Even though many people experience at least one or two great losses over the course of their lives, that doesn’t mean you know what to do or how to think or feel when you’re in the midst of bereavement—or expecting upcoming loss.
If you are feeling confused, emotional, numb, angry, distracted, etc., that is all considered completely normal. There is not a singular correct way to process an upcoming death. There are, though, a few truths that can help guide you and center you throughout this painful time when someone you love is dying.
1. Loss is universal and unpredictable—be grateful for the day-to-day little joys
We will likely experience several significant losses at different points in our life. Unless we die first of course, but let’s not do that 😉. There is no easy way around loss if you think about it since the only options are either dying first or surviving people we deeply care about.

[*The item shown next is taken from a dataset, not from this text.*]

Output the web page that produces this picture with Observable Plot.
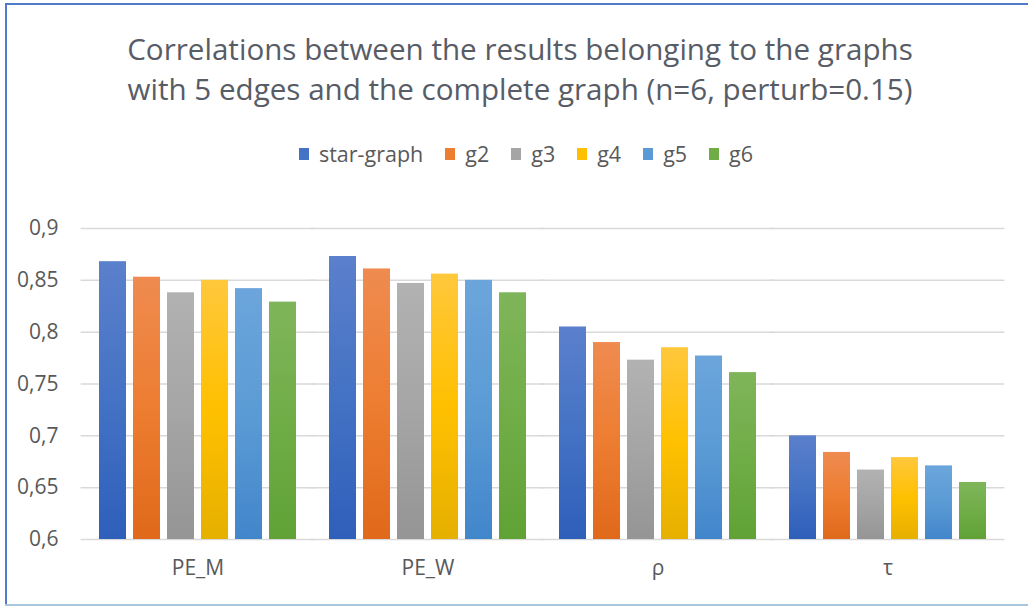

I look at my in-laws—both in their eighties and in good health. When people comment on their old age, my father-in-law says, “better than the alternative.” True, but think of how many losses both have experienced. They have survived parents, siblings, friends, including some of their best childhood friends, close neighbors, former coworkers who became friends, and so on. The truth is we either die young and experience little to no loss, we die old and experience lots of loss, or we end up somewhere between the two on the “age-of-death continuum,” and still experience a fair amount of loss.
Ideally, in a “fair” world, we want loss to happen in chronological order, the oldest dying first, yet we know that is not the case.
Maybe the answer to loss is to accept mortality, including the “randomness” and “unfairness” of it all and, as we are going through the stages of grief, to find ways to practice gratitude for the small joys in everyday life.